* BEGIN Rows *

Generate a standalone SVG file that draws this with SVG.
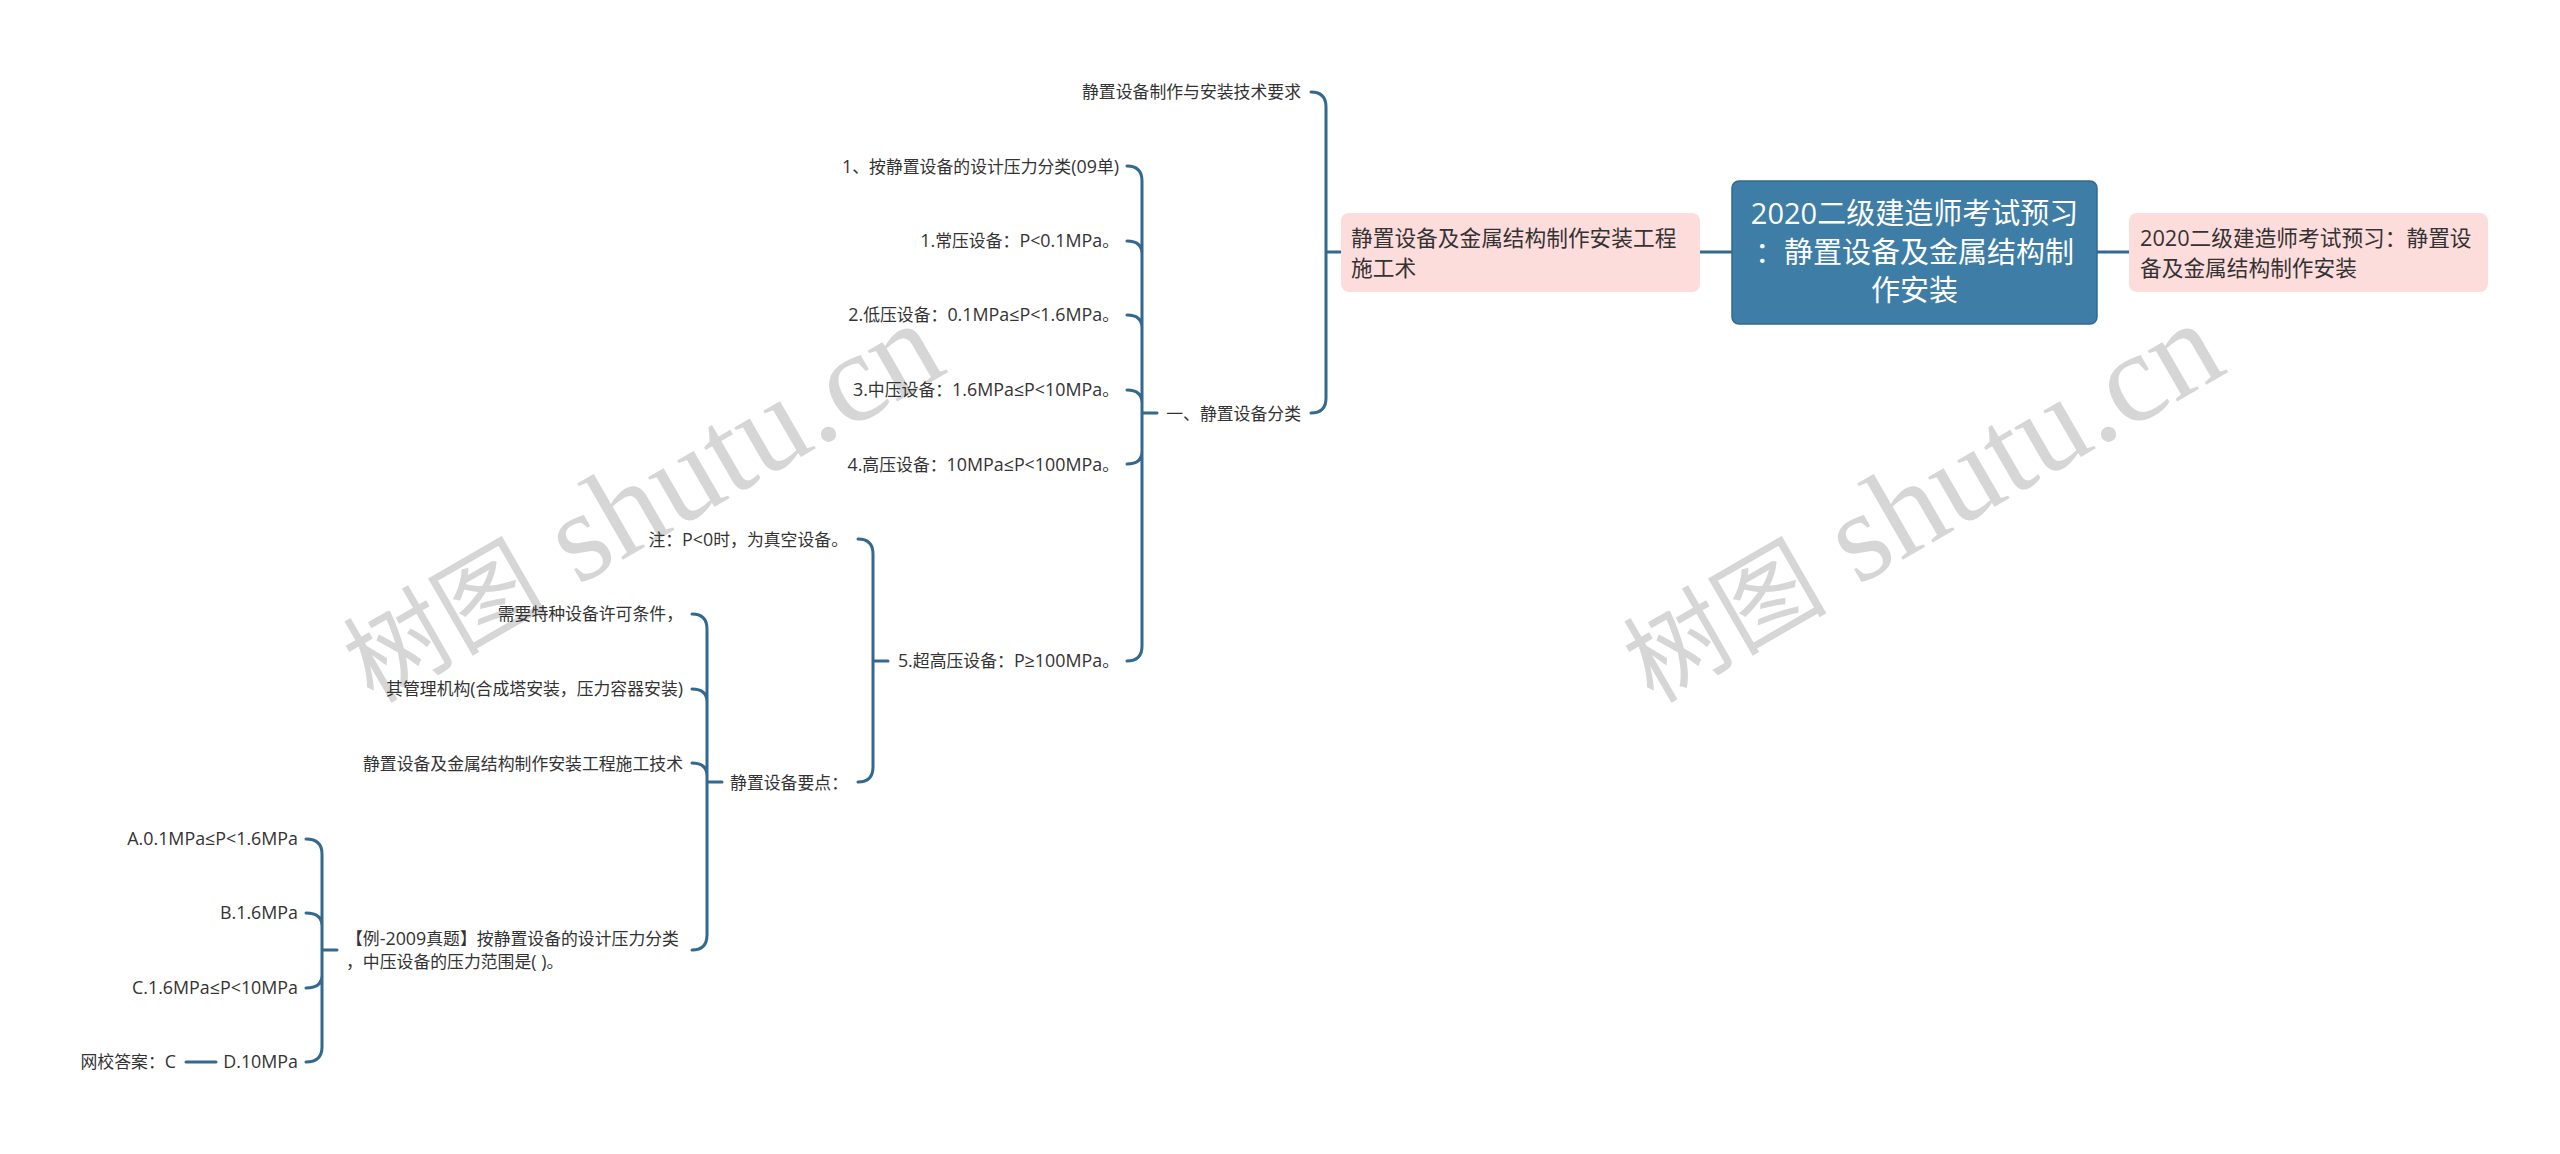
<svg xmlns="http://www.w3.org/2000/svg" width="2560" height="1154" viewBox="0 0 2560 1154">
<style>
text{font-family:"Open Sans","Noto Sans CJK SC","Noto Sans",sans-serif;fill:#333;}
.l{font-size:16.85px;text-anchor:end;}
.s{font-size:16.85px;text-anchor:start;}
.n{font-size:17.85px;}
.p{font-size:21.7px;text-anchor:start;}
.r{font-size:29px;text-anchor:middle;fill:#fff;}
.w{font-family:"Liberation Serif","Noto Sans CJK SC",serif;font-size:128px;fill:#d6d6d6;text-anchor:start;}
.wc{font-size:102px;font-family:"Noto Sans CJK SC",sans-serif;}
.c{fill:none;stroke:#33688f;stroke-width:3;stroke-linecap:round;}
</style>
<rect width="2560" height="1154" fill="#fff"/>
<g id="watermarks">
<text class="w" transform="translate(373 704) rotate(-30)"><tspan class="wc">树图</tspan> shutu.cn</text>
<text class="w" transform="translate(1653 704) rotate(-30)"><tspan class="wc">树图</tspan> shutu.cn</text>
</g>
<g id="connectors">
<path class="c" d="M1700 252H1732M2097 252H2129"/>
<path class="c" d="M1311 92Q1326 92 1326 107V398Q1326 413 1311 413M1326 252H1341"/>
<path class="c" d="M1127 166Q1142 166 1142 181V646Q1142 661 1127 661M1127 241Q1142 241 1142 254M1127 315Q1142 315 1142 328M1127 390Q1142 390 1142 403M1127 464Q1142 464 1142 451M1142 413H1157"/>
<path class="c" d="M858 539Q873 539 873 554V767Q873 782 858 782M873 661H888"/>
<path class="c" d="M692 614Q707 614 707 629V935Q707 950 692 950M692 689Q707 689 707 702M692 763Q707 763 707 776M707 782H722"/>
<path class="c" d="M306 839Q322 839 322 854V1047Q322 1062 306 1062M306 913Q322 913 322 926M306 988Q322 988 322 975M322 950H337"/>
<path class="c" d="M186 1062H216"/>
</g>
<g id="root"><rect x="1732" y="181" width="365" height="143" rx="7" fill="#3d7da6" stroke="#33688f" stroke-width="1.5"/>
<text class="r" x="1914.5" y="224">2020二级建造师考试预习</text><text class="r" x="1914.5" y="263">：静置设备及金属结构制</text><text class="r" x="1914.5" y="301">作安装</text></g>
<g id="n-right"><rect x="2129" y="213" width="359" height="79" rx="8" fill="#fddcdc"/>
<text class="p" x="2140" y="246">2020二级建造师考试预习：静置设</text><text class="p" x="2140" y="276">备及金属结构制作安装</text></g>
<g id="n-main"><rect x="1341" y="213" width="359" height="79" rx="8" fill="#fddcdc"/>
<text class="p" x="1351" y="246">静置设备及金属结构制作安装工程</text><text class="p" x="1351" y="276">施工术</text></g>
<g id="n1"><text class="l" x="1301" y="98">静置设备制作与安装技术要求</text></g>
<g id="n2"><text class="l" x="1301" y="420">一、静置设备分类</text></g>
<g id="n3"><text class="l" x="1119" y="173"><tspan class="n">1</tspan>、按静置设备的设计压力分类<tspan class="n">(09</tspan>单<tspan class="n">)</tspan></text></g>
<g id="n4"><text class="l" x="1119" y="247"><tspan class="n">1.</tspan>常压设备：<tspan class="n">P&lt;0.1MPa</tspan>。</text></g>
<g id="n5"><text class="l" x="1119" y="321"><tspan class="n">2.</tspan>低压设备：<tspan class="n">0.1MPa≤P&lt;1.6MPa</tspan>。</text></g>
<g id="n6"><text class="l" x="1119" y="396"><tspan class="n">3.</tspan>中压设备：<tspan class="n">1.6MPa≤P&lt;10MPa</tspan>。</text></g>
<g id="n7"><text class="l" x="1119" y="471"><tspan class="n">4.</tspan>高压设备：<tspan class="n">10MPa≤P&lt;100MPa</tspan>。</text></g>
<g id="n8"><text class="l" x="1119" y="667"><tspan class="n">5.</tspan>超高压设备：<tspan class="n">P≥100MPa</tspan>。</text></g>
<g id="n9"><text class="l" x="848" y="546">注：<tspan class="n">P&lt;0</tspan>时，为真空设备。</text></g>
<g id="n10"><text class="l" x="848" y="789">静置设备要点：</text></g>
<g id="n11"><text class="l" x="683" y="620">需要特种设备许可条件，</text></g>
<g id="n12"><text class="l" x="683" y="695">其管理机构<tspan class="n">(</tspan>合成塔安装，压力容器安装<tspan class="n">)</tspan></text></g>
<g id="n13"><text class="l" x="683" y="770">静置设备及金属结构制作安装工程施工技术</text></g>
<g id="n14"><text class="s" x="346" y="945">【例<tspan class="n">-2009</tspan>真题】按静置设备的设计压力分类</text><text class="s" x="346" y="968">，中压设备的压力范围是<tspan class="n">( )</tspan>。</text></g>
<g id="n15"><text class="l n" x="298" y="845">A.0.1MPa≤P&lt;1.6MPa</text></g>
<g id="n16"><text class="l n" x="298" y="919">B.1.6MPa</text></g>
<g id="n17"><text class="l n" x="298" y="994">C.1.6MPa≤P&lt;10MPa</text></g>
<g id="n18"><text class="l n" x="298" y="1068">D.10MPa</text></g>
<g id="n19"><text class="l" x="176" y="1068">网校答案：<tspan class="n">C</tspan></text></g>
</svg>
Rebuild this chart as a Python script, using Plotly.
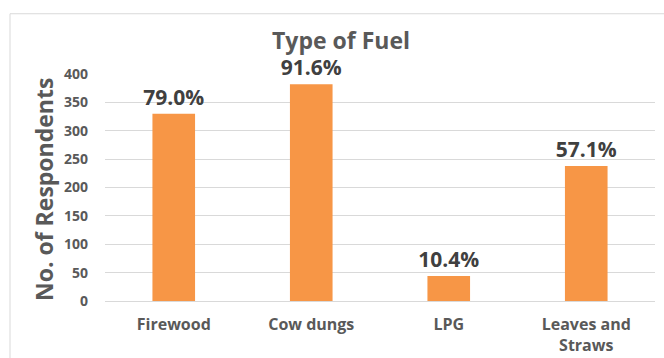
import plotly.graph_objects as go

categories = ["Firewood", "Cow dungs", "LPG", "Leaves and<br>Straws"]
respondents = [330, 382, 44, 238]
percent_labels = ["79.0%", "91.6%", "10.4%", "57.1%"]
y_ticks = [0, 50, 100, 150, 200, 250, 300, 350, 400]

W, H = 664, 358
L, R, T, B = 105, 9, 73.5, 56.5
pw, ph = W - L - R, H - T - B

def px_x(p):
    return (p - L) / pw

def px_y(p):
    return (H - B - p) / ph

fig = go.Figure(go.Bar(
    x=categories,
    y=respondents,
    text=percent_labels,
    textposition="outside",
    textfont=dict(family="Open Sans", size=21, color="#404040", weight="bold"),
    constraintext="none",
    cliponaxis=False,
    marker=dict(color="#F79646", line=dict(width=0)),
    width=0.31,
))

fig.update_layout(
    width=W, height=H,
    margin=dict(l=L, r=R, t=T, b=B, autoexpand=False),
    paper_bgcolor="white",
    plot_bgcolor="white",
    showlegend=False,
    font=dict(family="Open Sans", color="#595959"),
    title=dict(
        text="<b>Type of Fuel</b>",
        x=341 / W, xanchor="center",
        y=1 - 41 / H, yanchor="middle",
        font=dict(size=23, color="#595959", family="Open Sans"),
    ),
    xaxis=dict(
        showgrid=False,
        showline=False,
        zeroline=False,
        automargin=False,
        tickfont=dict(size=16, color="#595959", family="Open Sans", weight="bold"),
        ticklabelstandoff=12,
        ticks="",
    ),
    yaxis=dict(
        range=[0, 400],
        tickvals=y_ticks,
        showgrid=True,
        gridcolor="#d9d9d9",
        gridwidth=1,
        zeroline=True,
        zerolinecolor="#d9d9d9",
        zerolinewidth=1,
        showline=False,
        automargin=False,
        tickfont=dict(size=14, color="#595959", family="Open Sans", weight="bold"),
        ticklabelstandoff=16,
        ticks="",
    ),
    annotations=[dict(
        text="<b>No. of Respondents</b>",
        xref="paper", yref="paper",
        x=px_x(44), y=px_y(190),
        xanchor="center", yanchor="middle",
        textangle=-90,
        showarrow=False,
        font=dict(size=23, color="#595959", family="Open Sans"),
    )],
    shapes=[
        dict(type="line", xref="paper", yref="paper",
             x0=px_x(10), x1=px_x(670), y0=px_y(13), y1=px_y(13),
             line=dict(color="#d9d9d9", width=1)),
        dict(type="line", xref="paper", yref="paper",
             x0=px_x(10), x1=px_x(10), y0=px_y(13), y1=px_y(365),
             line=dict(color="#d9d9d9", width=1)),
    ],
)

fig.write_html("out.html")
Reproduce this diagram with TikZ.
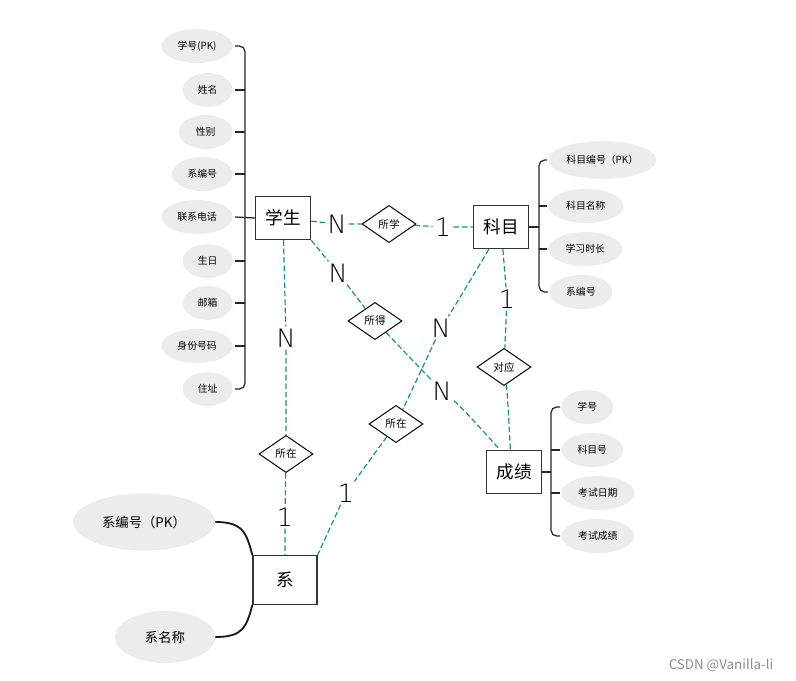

* END Rows *

* Given instruction: Going through the records above, state how many lines carry "this", with no other text.

* Worked solution: 3